A comparison of self-supervised speech representations as input features for unsupervised acoustic word embeddings

14 Dec 2020  ·  Lisa van Staden, Herman Kamper ·

Many speech processing tasks involve measuring the acoustic similarity between speech segments. Acoustic word embeddings (AWE) allow for efficient comparisons by mapping speech segments of arbitrary duration to fixed-dimensional vectors. For zero-resource speech processing, where unlabelled speech is the only available resource, some of the best AWE approaches rely on weak top-down constraints in the form of automatically discovered word-like segments. Rather than learning embeddings at the segment level, another line of zero-resource research has looked at representation learning at the short-time frame level. Recent approaches include self-supervised predictive coding and correspondence autoencoder (CAE) models. In this paper we consider whether these frame-level features are beneficial when used as inputs for training to an unsupervised AWE model.
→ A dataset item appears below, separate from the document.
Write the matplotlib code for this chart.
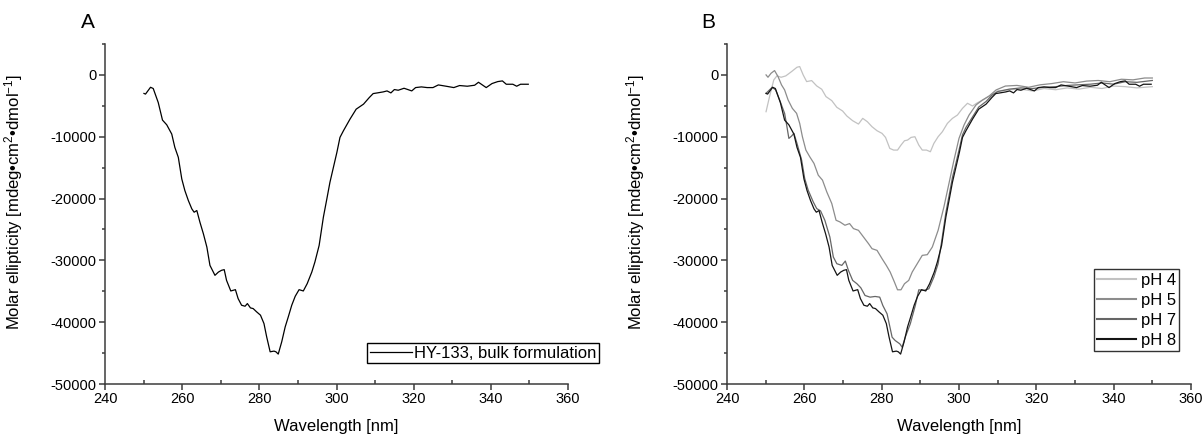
import numpy as np
import matplotlib
matplotlib.use('Agg')
import matplotlib.pyplot as plt
from matplotlib.ticker import MultipleLocator

plt.rcParams['font.family'] = ['Liberation Sans', 'DejaVu Sans']
plt.rcParams['mathtext.fontset'] = 'custom'
plt.rcParams['mathtext.rm'] = 'Liberation Sans'
plt.rcParams['mathtext.default'] = 'regular'
plt.rcParams['axes.unicode_minus'] = False

# data (wavelength in nm, molar ellipticity)
bulk_wl = [250.1, 250.5, 251.8, 252.5, 253.8, 254.9, 256.0, 257.3, 258.1, 259.0,
           259.9, 260.7, 261.6, 262.5, 263.1, 263.8, 264.6, 265.5, 266.4, 267.2,
           268.5, 269.4, 270.2, 270.9, 271.5, 272.6, 273.8, 274.5, 275.4, 276.3,
           276.9, 277.7, 278.4, 279.3, 280.3, 281.2, 281.9, 282.8, 283.8, 284.3,
           284.9, 285.8, 286.7, 287.5, 288.4, 289.3, 290.3, 291.4, 292.4, 293.6,
           294.4, 295.5, 296.6, 297.5, 298.3, 299.2, 300.1, 300.9, 301.8, 303.5,
           305.1, 307.0, 308.5, 309.5, 310.6, 312.1, 313.1, 314.1, 315.0, 316.0,
           317.5, 318.5, 319.5, 320.5, 322.0, 323.5, 325.0, 326.4, 328.4, 330.4,
           331.9, 333.9, 335.8, 336.8, 337.8, 338.8, 340.3, 341.8, 343.0, 344.0,
           345.7, 346.7, 347.7, 349.7]
bulk_val = [-3000, -3100, -2000, -2200, -4470, -7310, -8070, -9570, -11720, -13330,
            -16830, -18710, -20320, -21670, -22210, -21940, -23820, -25700, -27850, -30810,
            -32420, -31890, -31610, -31500, -33230, -34950, -34740, -36180, -37260, -37420,
            -36990, -37690, -37800, -38330, -38870, -40220, -42370, -44790, -44680, -44790,
            -45160, -43180, -40760, -39150, -37260, -35810, -34740, -34950, -33770, -31890,
            -30270, -27580, -23010, -20050, -17370, -14950, -12530, -10110, -9030, -7150,
            -5540, -4730, -3660, -3020, -2910, -2750, -2590, -2910, -2370, -2480,
            -2160, -2370, -2590, -2050, -1940, -2050, -2050, -1620, -1830, -2050,
            -1720, -1830, -1670, -1190, -1620, -2050, -1400, -1080, -970, -1510,
            -1510, -1830, -1510, -1510]

ph4_wl = [250.1, 251.0, 252.1, 252.9, 254.0, 255.2, 256.7, 258.1, 258.8, 259.7,
          260.6, 261.9, 263.2, 264.5, 265.6, 267.1, 268.4, 269.9, 271.0, 272.5,
          274.0, 275.1, 276.3, 277.5, 278.8, 280.1, 281.0, 282.1, 283.1, 284.1,
          285.0, 285.9, 286.7, 287.6, 288.6, 289.6, 290.5, 291.6, 292.6, 293.5,
          294.6, 295.7, 297.0, 298.3, 299.6, 300.9, 302.2, 303.5, 304.8, 306.5,
          308.3, 310.0, 313.0, 316.0, 319.0, 322.0, 325.0, 328.0, 331.0, 334.0,
          337.0, 340.0, 343.0, 346.0, 350.0]
ph4_val = [-5950, -3510, -810, -160, -380, -160, 540, 1240, 1350, 0,
           -1080, -920, -1780, -2320, -3510, -4160, -5240, -5840, -6650, -7410,
           -7950, -7030, -7570, -8380, -9030, -9460, -10110, -11890, -12160, -12160,
           -11350, -10650, -10540, -10110, -10000, -11350, -12160, -12160, -12430, -11080,
           -10000, -9190, -7840, -7030, -6490, -5410, -4590, -5030, -4490, -3950,
           -3240, -2600, -2400, -2300, -2600, -2200, -2400, -2100, -2300, -2000,
           -2200, -1800, -1900, -2100, -1900]

ph5_wl = [250.1, 250.6, 251.4, 252.3, 253.2, 254.1, 254.9, 255.8, 256.9, 258.0,
          258.8, 259.5, 260.4, 261.4, 262.5, 263.6, 264.7, 265.8, 267.1, 268.2,
          269.2, 270.5, 271.7, 272.7, 274.0, 275.3, 276.6, 277.5, 278.8, 280.1,
          281.2, 282.2, 283.3, 284.1, 285.0, 285.9, 287.0, 287.9, 289.2, 290.5,
          291.8, 293.1, 294.6, 296.1, 297.4, 298.7, 300.0, 301.3, 302.6, 304.4,
          306.1, 307.8, 309.6, 312.0, 315.0, 318.0, 321.0, 324.0, 327.0, 330.0,
          333.0, 336.0, 339.0, 342.0, 345.0, 348.0, 350.0]
ph5_val = [0, -380, 270, 700, -270, -1620, -2430, -4050, -5410, -6220,
           -7840, -10000, -12160, -13240, -14320, -16220, -17030, -18920, -20810, -23510,
           -23780, -24320, -24050, -24860, -25140, -26220, -27300, -28110, -28380, -29730,
           -30810, -31890, -33510, -34760, -34760, -33780, -33240, -31890, -30540, -29190,
           -29080, -27840, -25140, -21350, -17570, -13780, -10270, -8110, -6490, -4860,
           -4050, -3410, -2430, -1800, -1700, -2000, -1600, -1400, -1100, -1300,
           -1000, -900, -1100, -700, -800, -500, -500]

ph7_wl = [250.1, 251.7, 252.6, 253.6, 254.9, 255.5, 256.0, 256.7, 257.3, 258.1,
          259.3, 260.1, 261.0, 262.3, 263.2, 264.2, 265.3, 266.6, 267.5, 268.4,
          269.7, 270.6, 271.4, 272.5, 273.6, 274.6, 275.7, 277.0, 278.3, 279.5,
          280.3, 281.4, 282.7, 283.5, 284.7, 285.3, 286.1, 287.4, 288.7, 289.6,
          290.9, 292.2, 293.5, 294.6, 295.5, 296.6, 297.5, 298.3, 299.2, 300.1,
          300.9, 301.8, 303.5, 305.1, 307.0, 308.5, 310.0, 313.0, 316.0, 319.0,
          322.0, 325.0, 328.0, 331.0, 334.0, 337.0, 340.0, 343.0, 346.0, 350.0]
ph7_val = [-2970, -2000, -2430, -4050, -6220, -8380, -10270, -9890, -9460, -11080,
           -13780, -16760, -18650, -20540, -21620, -22000, -23510, -26220, -29460, -30540,
           -30810, -30110, -31620, -33240, -33780, -34430, -35680, -35950, -35840, -35950,
           -37300, -38650, -42430, -42970, -43510, -44050, -42430, -40270, -37300, -34760,
           -34860, -34600, -32700, -30540, -27000, -22300, -19300, -16600, -14300, -11900,
           -9700, -8500, -6800, -5200, -4300, -3300, -2700, -2300, -2100, -2200,
           -2000, -1900, -1700, -1600, -1500, -1300, -1500, -1100, -1200, -900]

# pH 8 is the same trace as the bulk formulation in panel A
ph8_wl = bulk_wl
ph8_val = bulk_val

series_b = [('pH 4', ph4_wl, ph4_val, '#c2c2c2'),
            ('pH 5', ph5_wl, ph5_val, '#8c8c8c'),
            ('pH 7', ph7_wl, ph7_val, '#666666'),
            ('pH 8', ph8_wl, ph8_val, '#141414')]

spine_col = '#3c3c3c'


def style_axes(ax):
    ax.set_xlim(240, 360)
    ax.set_ylim(-50000, 5000)
    ax.spines['top'].set_visible(False)
    ax.spines['right'].set_visible(False)
    for s in ('left', 'bottom'):
        ax.spines[s].set_color(spine_col)
        ax.spines[s].set_linewidth(1.1)
    ax.xaxis.set_major_locator(MultipleLocator(20))
    ax.xaxis.set_minor_locator(MultipleLocator(10))
    ax.yaxis.set_major_locator(MultipleLocator(10000))
    ax.yaxis.set_minor_locator(MultipleLocator(5000))
    ax.set_yticks(np.arange(-50000, 1, 10000))
    ax.tick_params(axis='x', which='major', direction='out', length=4, width=1.1,
                   color=spine_col, labelsize=10.5, pad=2)
    ax.tick_params(axis='x', which='minor', direction='in', length=3, width=1.1,
                   color=spine_col)
    ax.tick_params(axis='y', which='major', direction='out', length=4, width=1.1,
                   color=spine_col, labelsize=10.5, pad=2)
    ax.tick_params(axis='y', which='minor', direction='out', length=2.5, width=1.1,
                   color=spine_col)
    ax.set_xlabel('Wavelength [nm]', fontsize=12, va='top')
    ax.xaxis.set_label_coords(0.5, -0.104)
    ax.set_ylabel('Molar ellipticity [mdeg\u2022cm$^{2}$\u2022dmol$^{-1}$]', fontsize=12)
    ax.yaxis.set_label_coords(-0.172, 0.535)


fig = plt.figure(figsize=(12.04, 4.34), dpi=100)
ax_a = fig.add_axes([105 / 1204, 50 / 434, 463 / 1204, 340 / 434])
ax_b = fig.add_axes([727 / 1204, 50 / 434, 464 / 1204, 340 / 434])

ax_a.plot(bulk_wl, bulk_val, color='black', lw=0.9, label='HY-133, bulk formulation')
style_axes(ax_a)
ax_a.legend(loc='lower right', bbox_to_anchor=(599 / 1204, 1 - 363 / 434),
            bbox_transform=fig.transFigure, fontsize=12, frameon=True,
            fancybox=False, edgecolor='black', framealpha=1, borderaxespad=0,
            borderpad=0.15, handlelength=2.5, handletextpad=0.15)

for name, wl, val, col in series_b:
    ax_b.plot(wl, val, color=col, lw=0.9, label=name)
style_axes(ax_b)
lg = ax_b.legend(loc='lower right', bbox_to_anchor=(1179 / 1204, 1 - 351 / 434),
                 bbox_transform=fig.transFigure, fontsize=12, frameon=True,
                 fancybox=False, edgecolor='#333333', framealpha=1, borderaxespad=0,
                 borderpad=0.2, labelspacing=0.3, handlelength=2.3, handletextpad=0.3)
for line in lg.get_lines():
    line.set_linewidth(1.5)

fig.text(88 / 1204, 1 - 22 / 434, 'A', fontsize=15, ha='center', va='center')
fig.text(708 / 1204, 1 - 22 / 434, 'B', fontsize=15, ha='center', va='center')

fig.savefig('out.png', dpi=100)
We compare frame-level features from contrastive predictive coding (CPC), autoregressive predictive coding and a CAE to conventional MFCCs. These are used as inputs to a recurrent CAE-based AWE model. In a word discrimination task on English and Xitsonga data, all three representation learning approaches outperform MFCCs, with CPC consistently showing the biggest improvement. In cross-lingual experiments we find that CPC features trained on English can also be transferred to Xitsonga.